Supporting LGBTQI+ Students Starts with Listening: MHFA Strategies for Schools
“One of the most courageous things you can do for another person is to hold space for their truth.”
— adapted from Brené Brown
Listening as a Practice of Inclusion
Every day in schools, students are telling us who they are. Sometimes they do it through bold expression. Other times through silence. Behind the laughter, the anxiety, or the quiet withdrawal, there is a message: see me, hear me, know me.
For LGBTQI+ youth, revealing their identity or reaching out for support is not only brave. It can feel life-altering. The courage it takes to say, “This is me,” deserves a response that is grounded in respect and emotional presence.
This Pride Month, let’s return to one of the most meaningful tools in the Mental Health First Aid (MHFA) approach: the art of listening. Not just listening to respond, but listening to understand and to honour another human’s experience.
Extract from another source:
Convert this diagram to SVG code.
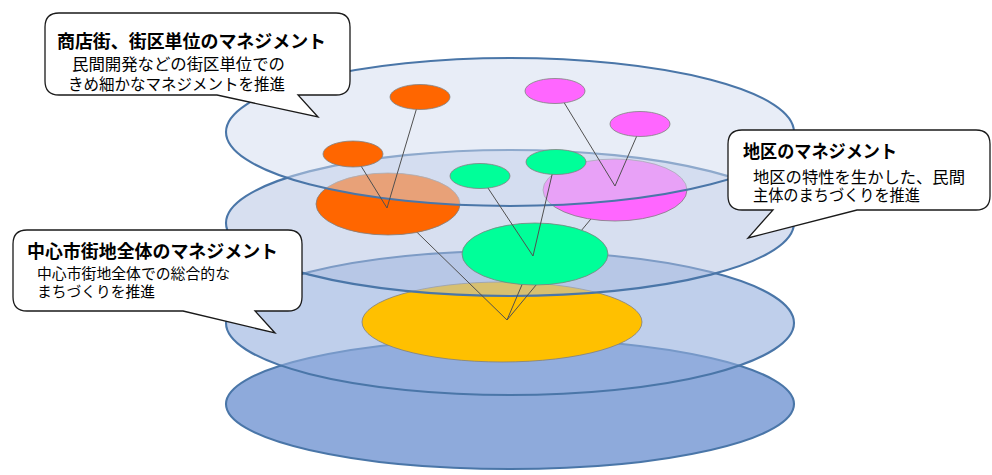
<svg xmlns="http://www.w3.org/2000/svg" width="992" height="475" viewBox="0 0 992 475">
  <style>
    .layer { stroke: #4a76a8; stroke-width: 2.1; }
    .area { stroke: #7f7f7f; stroke-width: 1; stroke-opacity: 0.8; }
    .link { stroke: #505050; stroke-width: 1; fill: none; }
    .bubble { fill: #ffffff; stroke: #1a1a1a; stroke-width: 1.3; stroke-linejoin: miter; }
    text { font-family: "Liberation Sans", "Noto Sans CJK JP", sans-serif; fill: #000; }
    .title { font-size: 18px; font-weight: bold; }
    .sub { font-size: 16px; }
    .sub3 { font-size: 15px; }
  </style>

  <!-- base layer -->
  <g id="layer-base">
    <ellipse class="layer" cx="510" cy="404" rx="284" ry="65" fill="#8eaadb"/>
  </g>

  <!-- city-centre layer -->
  <g id="layer-city">
    <ellipse class="layer" cx="510" cy="323" rx="284" ry="72" fill="#94afde" fill-opacity="0.6"/>
    <ellipse id="area-city" class="area" cx="502" cy="322" rx="140" ry="40" fill="#ffc000"/>
  </g>

  <!-- district layer -->
  <g id="layer-district">
    <ellipse class="layer" cx="510" cy="223" rx="284" ry="73" fill="#afbfe1" fill-opacity="0.5"/>
  </g>

  <!-- connectors from district areas down to the city-centre area -->
  <g id="links-lower">
    <line class="link" x1="388" y1="204" x2="507" y2="320"/>
    <line class="link" x1="535" y1="254" x2="507" y2="320"/>
    <line class="link" x1="615" y1="190" x2="507" y2="320"/>
  </g>

  <!-- district areas -->
  <g id="district-areas">
    <ellipse id="area-district-green" class="area" cx="535" cy="254" rx="73" ry="31" fill="#00ff99"/>
    <ellipse id="area-district-orange" class="area" cx="388" cy="204" rx="72" ry="31" fill="#ff6600"/>
    <ellipse id="area-district-pink" class="area" cx="615" cy="190" rx="72" ry="31" fill="#ff66ff"/>
  </g>

  <!-- street / block layer -->
  <g id="layer-street">
    <ellipse class="layer" cx="510" cy="132" rx="284" ry="74" fill="#d2dcf0" fill-opacity="0.5"/>
  </g>

  <!-- connectors from block areas down to district areas -->
  <g id="links-upper">
    <line class="link" x1="420" y1="97" x2="387" y2="208"/>
    <line class="link" x1="353" y1="153" x2="387" y2="208"/>
    <line class="link" x1="557" y1="91" x2="615" y2="186"/>
    <line class="link" x1="642" y1="124" x2="615" y2="186"/>
    <line class="link" x1="480" y1="176" x2="533" y2="256"/>
    <line class="link" x1="555" y1="162" x2="533" y2="256"/>
  </g>

  <!-- block areas -->
  <g id="block-areas">
    <ellipse id="block-orange-1" class="area" cx="420" cy="97" rx="30" ry="12.5" fill="#ff6600"/>
    <ellipse id="block-orange-2" class="area" cx="353" cy="154" rx="30" ry="13" fill="#ff6600"/>
    <ellipse id="block-pink-1" class="area" cx="555" cy="91" rx="30" ry="12.5" fill="#ff66ff"/>
    <ellipse id="block-pink-2" class="area" cx="640" cy="124" rx="30" ry="12.5" fill="#ff66ff"/>
    <ellipse id="block-green-1" class="area" cx="480" cy="176" rx="30" ry="12.5" fill="#00ff99"/>
    <ellipse id="block-green-2" class="area" cx="556" cy="162" rx="30" ry="12.5" fill="#00ff99"/>
  </g>

  <!-- callout: street / block management -->
  <g id="callout-street">
    <path class="bubble" d="M59 13 H336 Q350 13 350 27 V81 Q350 95 336 95 H298 L318 117 L217 95 H59 Q45 95 45 81 V27 Q45 13 59 13 Z"/>
    <text class="title" x="57" y="47.5" textLength="269" lengthAdjust="spacingAndGlyphs">商店街、街区単位のマネジメント</text>
    <text class="sub" x="72" y="70" textLength="213" lengthAdjust="spacingAndGlyphs">民間開発などの街区単位での</text>
    <text class="sub" x="68" y="90" textLength="217" lengthAdjust="spacingAndGlyphs">きめ細かなマネジメントを推進</text>
  </g>

  <!-- callout: district management -->
  <g id="callout-district">
    <path class="bubble" d="M742 130 H976 Q990 130 990 144 V196 Q990 210 976 210 H857 L748 238 L773 210 H742 Q728 210 728 196 V144 Q728 130 742 130 Z"/>
    <text class="title" x="743" y="157.5" textLength="154" lengthAdjust="spacingAndGlyphs">地区のマネジメント</text>
    <text class="sub" x="753" y="183" textLength="212" lengthAdjust="spacingAndGlyphs">地区の特性を生かした、民間</text>
    <text class="sub" x="753" y="201" textLength="167" lengthAdjust="spacingAndGlyphs">主体のまちづくりを推進</text>
  </g>

  <!-- callout: whole city-centre management -->
  <g id="callout-city">
    <path class="bubble" d="M27 230 H288 Q302 230 302 244 V297 Q302 311 288 311 H255 L275 333 L183 311 H27 Q13 311 13 297 V244 Q13 230 27 230 Z"/>
    <text class="title" x="27" y="257.5" textLength="251" lengthAdjust="spacingAndGlyphs">中心市街地全体のマネジメント</text>
    <text class="sub3" x="37" y="278.5" textLength="193" lengthAdjust="spacingAndGlyphs">中心市街地全体での総合的な</text>
    <text class="sub3" x="37" y="296.5" textLength="118" lengthAdjust="spacingAndGlyphs">まちづくりを推進</text>
  </g>
</svg>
Why Listening Matters More for LGBTQI+ Youth
LGBTQI+ young people do not struggle with mental health because of who they are. They struggle more often because of what they face.
According to The Trevor Project (2023):
Students who experienced strong support at school were far less likely to attempt suicide than those who did not.
Over 70% of LGBTQI+ youth reported symptoms of anxiety or depression.
Only one in three felt their school affirmed their identity.
When a young person says, “I don’t feel safe,” or “I don’t feel seen,” our response can either build a bridge or deepen the silence. Listening becomes a form of care. It becomes protective.
What MHFA Teaches Us About Listening
At the heart of MHFA is the ALGEE action plan:
Approach the person and assess for risk
Listen non-judgementally
Give reassurance and information
Encourage appropriate professional help
Encourage self-help and other supports
Let us pause at Step 2. Listening non-judgementally is not just a technique. It is an act of emotional bravery.
Listening Is Not Fixing
To listen well is not to offer a solution. It is to create a space where someone feels safe enough to tell the truth.
It means:
Allowing silence, even when it feels uncomfortable
Responding with presence, not performance
Saying, “That sounds really difficult,” instead of “Here’s what you should do”
Trusting that being there, without needing to steer the conversation, can be the most generous thing we offer
For LGBTQI+ students, this kind of listening communicates something powerful: You are not a problem to be solved. You are a person to be witnessed.
“Thank you for telling me. That took courage. I am honoured you trusted me.”
What Not to Say — And Why It Matters
Even well-meant phrases can land with unintended harm. When someone shares their truth, they are watching closely for whether you believe them.
What’s Often Said:
“Are you sure?” —> Suggests doubt and undermines trust
“It’s just a phase.” —> Dismisses identity and questions validity
“We don’t need to label things.” —> May feel like erasure when labels offer clarity and affirmation
Try instead:
“However you identify, I’m with you.”
“Thank you for trusting me with this. How can I support you better?”
A Real-Life Moment: When a Student Comes Out
Jamie, age 14, tells you they are non-binary. They say they feel overwhelmed by being misgendered at school.
An MHFA-informed response might look like this:
Create a quiet space. Make time without distractions.
Let Jamie speak. Use their words, not your assumptions.
Respond gently. “It sounds like this has been weighing on you.”
Affirm them. “Thank you for being open. I’m here for you.”
Offer support. “Would it help if I spoke to other staff on your behalf?”
Respect confidentiality. Only share if safety is at risk.
These moments matter. They tell a student whether they can come closer or need to pull away.
What Schools Can Do — Beyond the Conversation
Support is not just one person’s job. Schools can intentionally create cultures of safety and affirmation.
Visible Allyship: Display LGBTQI+ affirming posters. Use pronoun badges. Include queer histories in lessons.
Language Matters: Use inclusive terms and chosen names as standard, not exceptions.
Safe Staff Members: Ensure students know who they can go to. MHFA-trained staff should be easy to find.
Ongoing Learning: Make inclusive mental health training part of the school’s DNA, not just an annual workshop.
Final Reflection: Listening Is a Form of Care
You do not need to have all the answers. You do not need to be a therapist or an expert on gender and sexuality.
What you do need is willingness. Willingness to sit with discomfort. To honour emotion without judgement. To trust that presence (kind, open, and consistent) is powerful.
In a world that too often says “You are too much” or “You don’t belong,” your listening could be the moment that says, You are exactly enough.